TASK:
Go through the listing beneath this task and return every line that carries the string "standalone".

##### RAW RECORDS

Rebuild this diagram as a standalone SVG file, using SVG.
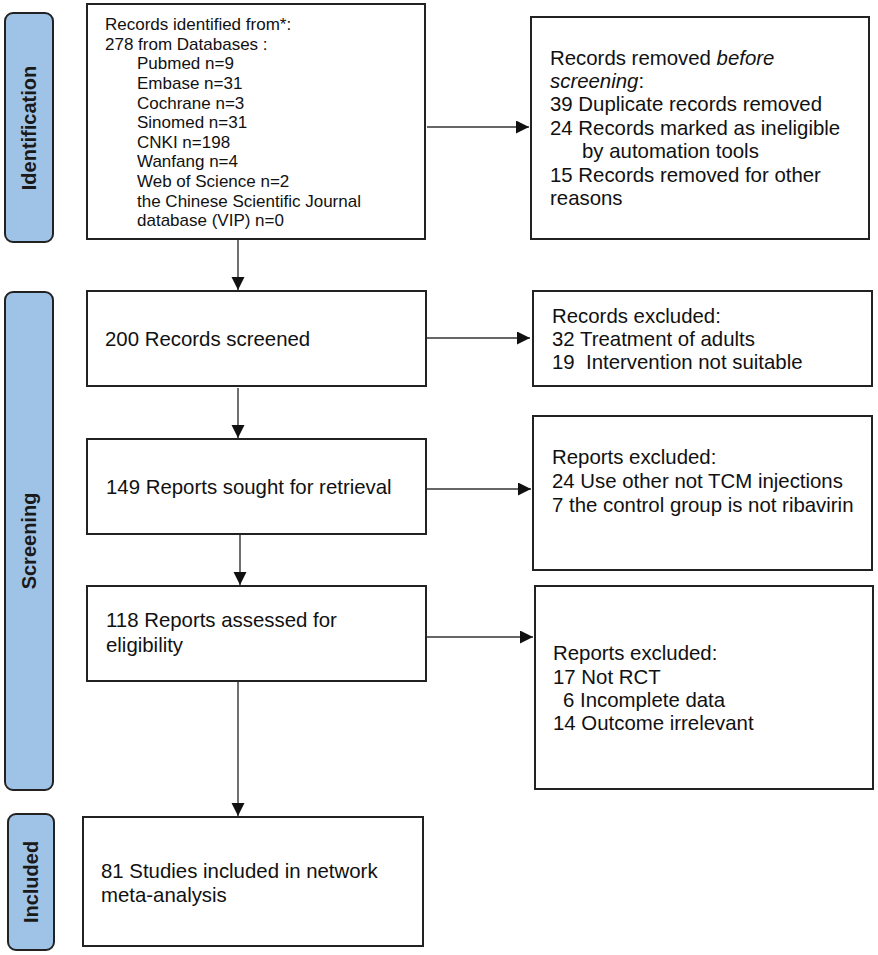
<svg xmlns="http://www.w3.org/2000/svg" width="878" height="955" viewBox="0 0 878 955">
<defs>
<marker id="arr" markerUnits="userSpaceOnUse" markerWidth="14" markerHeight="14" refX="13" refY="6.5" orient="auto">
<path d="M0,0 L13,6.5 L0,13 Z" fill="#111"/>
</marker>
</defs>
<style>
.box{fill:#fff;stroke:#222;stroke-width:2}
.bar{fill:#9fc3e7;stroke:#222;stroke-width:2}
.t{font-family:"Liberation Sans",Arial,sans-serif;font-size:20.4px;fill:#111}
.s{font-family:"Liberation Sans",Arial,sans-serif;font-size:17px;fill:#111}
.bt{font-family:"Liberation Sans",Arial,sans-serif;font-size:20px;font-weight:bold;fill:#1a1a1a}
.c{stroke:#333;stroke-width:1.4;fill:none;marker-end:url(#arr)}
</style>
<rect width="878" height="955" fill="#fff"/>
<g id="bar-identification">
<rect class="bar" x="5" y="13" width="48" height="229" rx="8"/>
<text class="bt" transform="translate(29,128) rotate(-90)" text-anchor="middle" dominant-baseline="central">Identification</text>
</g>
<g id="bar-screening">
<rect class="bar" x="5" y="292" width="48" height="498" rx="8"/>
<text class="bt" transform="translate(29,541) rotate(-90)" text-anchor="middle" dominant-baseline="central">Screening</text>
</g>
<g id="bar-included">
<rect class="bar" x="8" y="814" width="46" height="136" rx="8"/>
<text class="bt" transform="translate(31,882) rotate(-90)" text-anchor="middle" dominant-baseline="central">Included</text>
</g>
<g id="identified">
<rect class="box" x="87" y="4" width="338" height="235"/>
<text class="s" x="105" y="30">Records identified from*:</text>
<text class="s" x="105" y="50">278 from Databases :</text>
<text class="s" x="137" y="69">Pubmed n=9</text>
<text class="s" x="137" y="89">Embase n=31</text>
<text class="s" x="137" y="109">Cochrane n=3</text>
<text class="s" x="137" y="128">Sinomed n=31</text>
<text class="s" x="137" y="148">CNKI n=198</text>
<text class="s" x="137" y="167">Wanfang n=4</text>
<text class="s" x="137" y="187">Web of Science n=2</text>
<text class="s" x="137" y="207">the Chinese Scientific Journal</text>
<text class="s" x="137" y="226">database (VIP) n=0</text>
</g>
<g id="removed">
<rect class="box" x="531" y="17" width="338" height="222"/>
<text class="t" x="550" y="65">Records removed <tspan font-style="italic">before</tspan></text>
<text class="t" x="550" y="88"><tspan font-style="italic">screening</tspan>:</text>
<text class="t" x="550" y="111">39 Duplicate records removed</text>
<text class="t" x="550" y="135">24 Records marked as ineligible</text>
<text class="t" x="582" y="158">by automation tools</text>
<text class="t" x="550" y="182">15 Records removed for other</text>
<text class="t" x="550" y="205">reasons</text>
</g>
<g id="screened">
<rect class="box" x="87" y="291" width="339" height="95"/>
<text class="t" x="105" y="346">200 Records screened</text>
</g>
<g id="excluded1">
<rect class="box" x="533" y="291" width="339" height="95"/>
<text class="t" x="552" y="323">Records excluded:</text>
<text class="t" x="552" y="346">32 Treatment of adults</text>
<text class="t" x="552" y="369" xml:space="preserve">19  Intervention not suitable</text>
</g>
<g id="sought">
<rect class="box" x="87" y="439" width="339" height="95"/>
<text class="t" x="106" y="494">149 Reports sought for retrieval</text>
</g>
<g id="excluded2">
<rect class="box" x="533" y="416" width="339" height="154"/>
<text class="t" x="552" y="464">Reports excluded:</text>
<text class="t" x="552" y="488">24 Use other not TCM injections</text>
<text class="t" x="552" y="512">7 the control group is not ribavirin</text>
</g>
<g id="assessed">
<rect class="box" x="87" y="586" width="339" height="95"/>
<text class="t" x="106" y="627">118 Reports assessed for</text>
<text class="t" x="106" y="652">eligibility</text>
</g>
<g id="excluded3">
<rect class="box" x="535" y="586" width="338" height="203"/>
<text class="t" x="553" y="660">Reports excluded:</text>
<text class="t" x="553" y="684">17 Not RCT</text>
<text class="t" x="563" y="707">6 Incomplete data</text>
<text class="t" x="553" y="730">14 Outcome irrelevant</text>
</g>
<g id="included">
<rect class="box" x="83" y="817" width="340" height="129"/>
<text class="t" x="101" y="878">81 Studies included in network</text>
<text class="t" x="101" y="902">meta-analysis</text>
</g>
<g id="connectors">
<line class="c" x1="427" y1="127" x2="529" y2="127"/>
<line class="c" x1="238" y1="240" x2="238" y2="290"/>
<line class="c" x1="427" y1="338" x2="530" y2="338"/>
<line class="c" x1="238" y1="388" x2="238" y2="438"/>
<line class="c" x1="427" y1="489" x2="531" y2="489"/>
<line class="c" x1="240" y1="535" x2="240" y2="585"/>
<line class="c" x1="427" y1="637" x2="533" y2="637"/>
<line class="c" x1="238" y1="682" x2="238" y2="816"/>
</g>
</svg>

##########
##### RAW RECORDS

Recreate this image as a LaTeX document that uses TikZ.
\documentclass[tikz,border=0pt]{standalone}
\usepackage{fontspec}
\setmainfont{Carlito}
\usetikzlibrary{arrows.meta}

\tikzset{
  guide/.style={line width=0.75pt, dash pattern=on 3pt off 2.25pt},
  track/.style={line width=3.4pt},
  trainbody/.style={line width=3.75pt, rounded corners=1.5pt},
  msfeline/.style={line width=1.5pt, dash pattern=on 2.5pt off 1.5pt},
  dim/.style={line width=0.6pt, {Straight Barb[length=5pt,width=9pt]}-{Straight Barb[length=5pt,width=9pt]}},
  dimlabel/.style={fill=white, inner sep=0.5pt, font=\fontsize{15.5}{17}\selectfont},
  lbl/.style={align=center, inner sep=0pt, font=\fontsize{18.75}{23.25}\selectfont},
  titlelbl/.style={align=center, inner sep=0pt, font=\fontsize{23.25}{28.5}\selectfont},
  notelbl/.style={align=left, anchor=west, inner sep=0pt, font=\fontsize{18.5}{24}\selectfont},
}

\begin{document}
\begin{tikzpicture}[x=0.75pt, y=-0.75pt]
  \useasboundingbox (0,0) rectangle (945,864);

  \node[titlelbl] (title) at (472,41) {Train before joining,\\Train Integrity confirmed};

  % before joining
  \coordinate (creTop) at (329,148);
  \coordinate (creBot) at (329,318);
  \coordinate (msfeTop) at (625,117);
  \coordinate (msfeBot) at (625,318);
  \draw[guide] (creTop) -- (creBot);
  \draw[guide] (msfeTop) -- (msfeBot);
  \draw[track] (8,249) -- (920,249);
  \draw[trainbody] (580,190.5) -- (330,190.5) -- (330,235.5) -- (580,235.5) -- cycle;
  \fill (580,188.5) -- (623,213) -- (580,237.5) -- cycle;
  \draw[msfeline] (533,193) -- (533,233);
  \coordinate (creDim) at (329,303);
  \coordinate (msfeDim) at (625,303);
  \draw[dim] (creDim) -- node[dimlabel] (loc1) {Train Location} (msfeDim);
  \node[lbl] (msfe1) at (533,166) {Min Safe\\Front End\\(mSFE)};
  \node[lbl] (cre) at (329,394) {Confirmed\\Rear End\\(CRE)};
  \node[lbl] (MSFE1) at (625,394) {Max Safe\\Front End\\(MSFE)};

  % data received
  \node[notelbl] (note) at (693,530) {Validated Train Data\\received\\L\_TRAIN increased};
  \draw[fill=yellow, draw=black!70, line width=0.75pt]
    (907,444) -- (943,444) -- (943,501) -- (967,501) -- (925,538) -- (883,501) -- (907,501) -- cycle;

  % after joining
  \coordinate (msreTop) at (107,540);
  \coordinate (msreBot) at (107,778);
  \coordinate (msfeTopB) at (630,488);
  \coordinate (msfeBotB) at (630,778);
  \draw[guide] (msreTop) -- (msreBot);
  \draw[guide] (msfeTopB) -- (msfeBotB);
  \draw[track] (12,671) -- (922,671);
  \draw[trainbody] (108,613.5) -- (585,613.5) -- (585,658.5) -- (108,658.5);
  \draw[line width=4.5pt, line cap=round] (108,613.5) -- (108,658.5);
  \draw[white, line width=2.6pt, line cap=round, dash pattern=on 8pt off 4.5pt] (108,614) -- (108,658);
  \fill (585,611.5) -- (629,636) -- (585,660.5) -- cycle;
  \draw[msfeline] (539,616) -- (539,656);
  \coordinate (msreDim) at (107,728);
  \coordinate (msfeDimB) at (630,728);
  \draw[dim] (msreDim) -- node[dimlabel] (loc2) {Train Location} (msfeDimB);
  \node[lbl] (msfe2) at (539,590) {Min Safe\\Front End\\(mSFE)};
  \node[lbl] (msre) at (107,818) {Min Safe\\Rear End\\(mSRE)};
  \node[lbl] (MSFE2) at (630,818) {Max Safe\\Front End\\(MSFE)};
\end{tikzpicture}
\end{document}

##########
##### RAW RECORDS

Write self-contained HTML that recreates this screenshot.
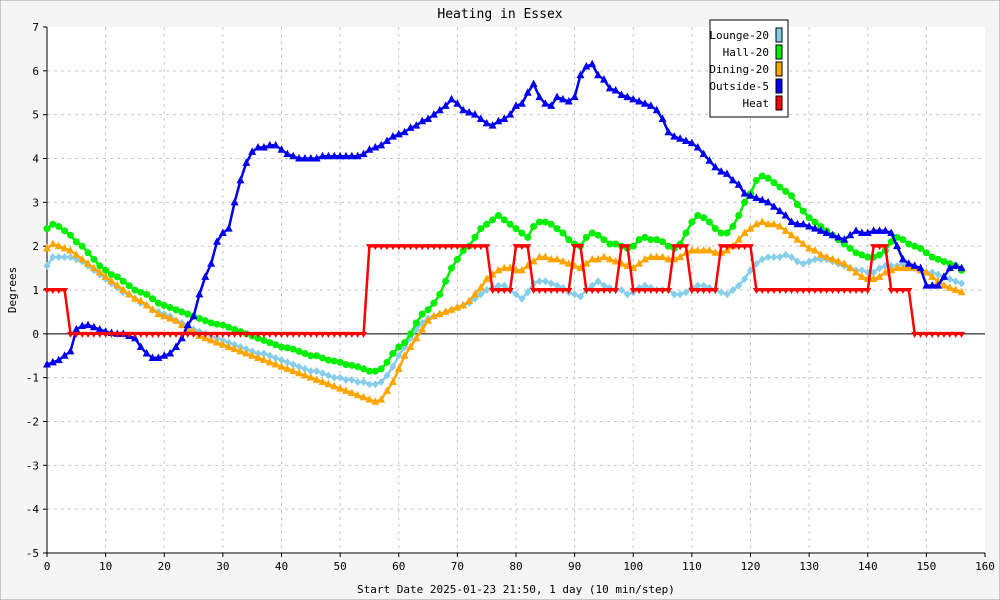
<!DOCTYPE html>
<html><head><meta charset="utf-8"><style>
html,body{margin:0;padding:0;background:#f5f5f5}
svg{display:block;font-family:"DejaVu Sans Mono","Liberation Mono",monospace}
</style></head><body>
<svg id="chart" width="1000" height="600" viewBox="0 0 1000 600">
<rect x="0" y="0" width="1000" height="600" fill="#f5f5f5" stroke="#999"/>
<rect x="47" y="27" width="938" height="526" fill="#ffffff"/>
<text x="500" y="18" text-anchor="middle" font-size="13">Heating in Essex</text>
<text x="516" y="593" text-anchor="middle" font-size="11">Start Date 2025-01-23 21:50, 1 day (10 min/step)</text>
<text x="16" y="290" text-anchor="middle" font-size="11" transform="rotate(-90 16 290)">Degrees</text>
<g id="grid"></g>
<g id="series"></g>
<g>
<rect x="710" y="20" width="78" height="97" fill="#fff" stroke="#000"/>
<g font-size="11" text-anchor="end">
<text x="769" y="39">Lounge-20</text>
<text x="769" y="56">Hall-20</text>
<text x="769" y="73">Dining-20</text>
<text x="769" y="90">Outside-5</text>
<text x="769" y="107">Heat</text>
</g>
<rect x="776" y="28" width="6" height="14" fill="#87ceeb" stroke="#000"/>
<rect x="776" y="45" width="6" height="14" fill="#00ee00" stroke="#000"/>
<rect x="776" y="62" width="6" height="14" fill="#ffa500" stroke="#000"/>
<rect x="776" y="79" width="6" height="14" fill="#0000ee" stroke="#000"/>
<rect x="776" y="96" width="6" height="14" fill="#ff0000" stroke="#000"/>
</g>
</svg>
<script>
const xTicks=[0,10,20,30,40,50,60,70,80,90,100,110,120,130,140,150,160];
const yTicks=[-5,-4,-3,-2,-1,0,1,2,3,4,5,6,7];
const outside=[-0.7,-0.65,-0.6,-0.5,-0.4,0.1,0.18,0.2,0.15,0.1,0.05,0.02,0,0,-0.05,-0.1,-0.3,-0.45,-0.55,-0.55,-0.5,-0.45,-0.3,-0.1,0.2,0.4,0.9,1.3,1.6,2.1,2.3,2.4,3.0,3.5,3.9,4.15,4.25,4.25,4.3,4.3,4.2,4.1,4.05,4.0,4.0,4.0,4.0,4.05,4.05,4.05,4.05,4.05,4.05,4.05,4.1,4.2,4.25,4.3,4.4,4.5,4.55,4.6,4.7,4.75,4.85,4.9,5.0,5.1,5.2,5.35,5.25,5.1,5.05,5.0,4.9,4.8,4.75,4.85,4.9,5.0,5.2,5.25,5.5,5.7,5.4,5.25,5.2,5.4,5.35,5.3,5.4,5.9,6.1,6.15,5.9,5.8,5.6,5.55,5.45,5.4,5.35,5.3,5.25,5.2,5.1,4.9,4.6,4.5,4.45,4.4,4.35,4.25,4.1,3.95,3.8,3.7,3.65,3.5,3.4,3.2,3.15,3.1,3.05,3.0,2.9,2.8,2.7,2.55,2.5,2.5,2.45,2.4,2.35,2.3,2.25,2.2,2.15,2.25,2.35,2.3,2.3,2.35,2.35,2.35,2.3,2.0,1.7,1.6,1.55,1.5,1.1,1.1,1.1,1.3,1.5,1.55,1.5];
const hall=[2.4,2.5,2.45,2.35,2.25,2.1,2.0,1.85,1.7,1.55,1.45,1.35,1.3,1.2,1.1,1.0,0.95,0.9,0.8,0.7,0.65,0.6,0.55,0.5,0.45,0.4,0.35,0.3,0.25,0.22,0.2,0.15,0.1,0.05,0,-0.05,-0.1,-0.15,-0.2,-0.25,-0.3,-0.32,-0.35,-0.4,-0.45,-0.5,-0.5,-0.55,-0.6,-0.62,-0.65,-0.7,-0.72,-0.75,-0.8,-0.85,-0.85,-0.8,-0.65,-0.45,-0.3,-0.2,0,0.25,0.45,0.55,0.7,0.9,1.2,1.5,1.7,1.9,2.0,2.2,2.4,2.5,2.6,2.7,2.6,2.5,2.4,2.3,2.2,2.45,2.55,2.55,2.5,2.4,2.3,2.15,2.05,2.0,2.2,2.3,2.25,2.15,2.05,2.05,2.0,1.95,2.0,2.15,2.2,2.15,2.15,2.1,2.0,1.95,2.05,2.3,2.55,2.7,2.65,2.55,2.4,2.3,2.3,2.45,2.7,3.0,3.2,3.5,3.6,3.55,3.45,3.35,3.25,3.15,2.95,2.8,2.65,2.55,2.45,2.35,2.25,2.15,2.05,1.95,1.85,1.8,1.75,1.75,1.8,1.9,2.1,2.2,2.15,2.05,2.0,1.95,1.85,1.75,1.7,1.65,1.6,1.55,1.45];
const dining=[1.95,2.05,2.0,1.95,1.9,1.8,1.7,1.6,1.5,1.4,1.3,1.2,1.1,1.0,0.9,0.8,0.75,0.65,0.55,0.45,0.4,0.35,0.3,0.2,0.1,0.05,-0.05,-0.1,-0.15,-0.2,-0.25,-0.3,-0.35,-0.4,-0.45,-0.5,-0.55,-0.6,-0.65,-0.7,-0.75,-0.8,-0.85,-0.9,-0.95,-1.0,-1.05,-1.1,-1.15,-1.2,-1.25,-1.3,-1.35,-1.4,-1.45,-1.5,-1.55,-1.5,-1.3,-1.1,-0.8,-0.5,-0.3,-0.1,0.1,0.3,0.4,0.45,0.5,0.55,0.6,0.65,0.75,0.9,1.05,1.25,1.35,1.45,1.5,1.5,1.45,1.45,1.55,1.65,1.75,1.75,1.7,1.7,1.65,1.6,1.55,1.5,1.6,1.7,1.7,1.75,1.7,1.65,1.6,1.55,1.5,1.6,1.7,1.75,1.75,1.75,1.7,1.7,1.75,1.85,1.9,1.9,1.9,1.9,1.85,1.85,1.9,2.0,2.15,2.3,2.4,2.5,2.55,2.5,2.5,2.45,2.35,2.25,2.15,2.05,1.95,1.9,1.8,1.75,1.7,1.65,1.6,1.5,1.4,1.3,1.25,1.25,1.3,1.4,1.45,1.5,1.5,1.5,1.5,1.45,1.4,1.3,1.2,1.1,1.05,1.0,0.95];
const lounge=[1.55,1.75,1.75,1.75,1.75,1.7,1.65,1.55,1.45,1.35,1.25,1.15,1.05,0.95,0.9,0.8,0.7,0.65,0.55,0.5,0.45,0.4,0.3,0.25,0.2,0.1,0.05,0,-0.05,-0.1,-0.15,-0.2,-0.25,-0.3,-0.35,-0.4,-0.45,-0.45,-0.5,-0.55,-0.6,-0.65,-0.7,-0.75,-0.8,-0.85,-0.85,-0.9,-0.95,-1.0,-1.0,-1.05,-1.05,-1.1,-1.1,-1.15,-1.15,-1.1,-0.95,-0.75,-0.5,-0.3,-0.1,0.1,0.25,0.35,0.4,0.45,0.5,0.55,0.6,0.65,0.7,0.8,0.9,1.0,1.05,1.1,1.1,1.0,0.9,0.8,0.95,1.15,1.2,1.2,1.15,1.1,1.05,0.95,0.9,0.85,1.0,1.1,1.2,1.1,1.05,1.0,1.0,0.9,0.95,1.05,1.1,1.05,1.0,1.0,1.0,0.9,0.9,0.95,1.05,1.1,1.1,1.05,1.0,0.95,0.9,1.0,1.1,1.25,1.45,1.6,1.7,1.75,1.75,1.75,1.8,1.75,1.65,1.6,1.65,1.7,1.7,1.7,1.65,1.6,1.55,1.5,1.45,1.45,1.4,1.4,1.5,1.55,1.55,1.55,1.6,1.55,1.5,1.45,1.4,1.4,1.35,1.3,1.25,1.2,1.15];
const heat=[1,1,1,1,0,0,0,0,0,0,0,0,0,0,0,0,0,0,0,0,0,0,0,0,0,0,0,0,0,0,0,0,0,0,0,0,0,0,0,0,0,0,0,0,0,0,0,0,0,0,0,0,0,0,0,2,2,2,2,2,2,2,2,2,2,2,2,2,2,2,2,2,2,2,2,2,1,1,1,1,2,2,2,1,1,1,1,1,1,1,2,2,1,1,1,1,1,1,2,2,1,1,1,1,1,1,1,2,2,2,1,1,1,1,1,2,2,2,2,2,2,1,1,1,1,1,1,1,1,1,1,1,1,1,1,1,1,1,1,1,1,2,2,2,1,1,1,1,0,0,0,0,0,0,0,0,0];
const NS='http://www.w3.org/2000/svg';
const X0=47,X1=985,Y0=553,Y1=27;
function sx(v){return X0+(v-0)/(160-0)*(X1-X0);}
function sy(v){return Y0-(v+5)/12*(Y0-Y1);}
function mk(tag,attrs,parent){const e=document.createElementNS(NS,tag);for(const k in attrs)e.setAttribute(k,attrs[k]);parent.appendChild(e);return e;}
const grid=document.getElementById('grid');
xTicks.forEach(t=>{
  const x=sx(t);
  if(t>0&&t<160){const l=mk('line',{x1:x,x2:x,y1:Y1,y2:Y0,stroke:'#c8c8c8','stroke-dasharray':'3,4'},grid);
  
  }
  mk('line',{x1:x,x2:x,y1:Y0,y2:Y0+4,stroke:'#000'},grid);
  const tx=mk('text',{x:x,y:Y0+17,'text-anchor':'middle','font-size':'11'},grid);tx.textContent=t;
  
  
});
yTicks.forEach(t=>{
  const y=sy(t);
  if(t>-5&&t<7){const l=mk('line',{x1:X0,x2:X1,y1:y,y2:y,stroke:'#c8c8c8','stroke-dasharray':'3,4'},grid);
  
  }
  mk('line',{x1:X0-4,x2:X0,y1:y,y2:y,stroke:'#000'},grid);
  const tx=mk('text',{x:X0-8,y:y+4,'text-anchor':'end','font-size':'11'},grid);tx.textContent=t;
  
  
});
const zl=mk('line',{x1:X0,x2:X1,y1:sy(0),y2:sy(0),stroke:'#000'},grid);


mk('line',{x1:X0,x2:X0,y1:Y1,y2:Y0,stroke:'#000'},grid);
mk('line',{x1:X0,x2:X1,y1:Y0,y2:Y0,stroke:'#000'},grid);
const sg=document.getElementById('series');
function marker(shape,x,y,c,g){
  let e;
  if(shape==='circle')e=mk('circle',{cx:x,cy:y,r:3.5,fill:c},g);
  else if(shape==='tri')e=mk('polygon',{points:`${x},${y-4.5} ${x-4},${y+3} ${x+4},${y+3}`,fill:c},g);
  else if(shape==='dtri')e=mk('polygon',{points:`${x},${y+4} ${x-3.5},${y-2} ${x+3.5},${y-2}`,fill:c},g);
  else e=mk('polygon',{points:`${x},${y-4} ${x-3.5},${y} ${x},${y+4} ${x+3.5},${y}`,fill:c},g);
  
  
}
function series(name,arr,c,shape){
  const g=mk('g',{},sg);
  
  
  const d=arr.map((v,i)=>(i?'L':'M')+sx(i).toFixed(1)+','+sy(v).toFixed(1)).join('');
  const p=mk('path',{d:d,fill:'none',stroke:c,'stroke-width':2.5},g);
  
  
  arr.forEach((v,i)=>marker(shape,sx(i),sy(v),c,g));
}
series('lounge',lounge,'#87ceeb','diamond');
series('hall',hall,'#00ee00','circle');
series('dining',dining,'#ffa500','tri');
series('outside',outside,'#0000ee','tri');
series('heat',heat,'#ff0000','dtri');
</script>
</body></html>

##########

EXPECTED OUTPUT:
Rebuild this diagram as a standalone SVG file, using SVG.
\documentclass[tikz,border=0pt]{standalone}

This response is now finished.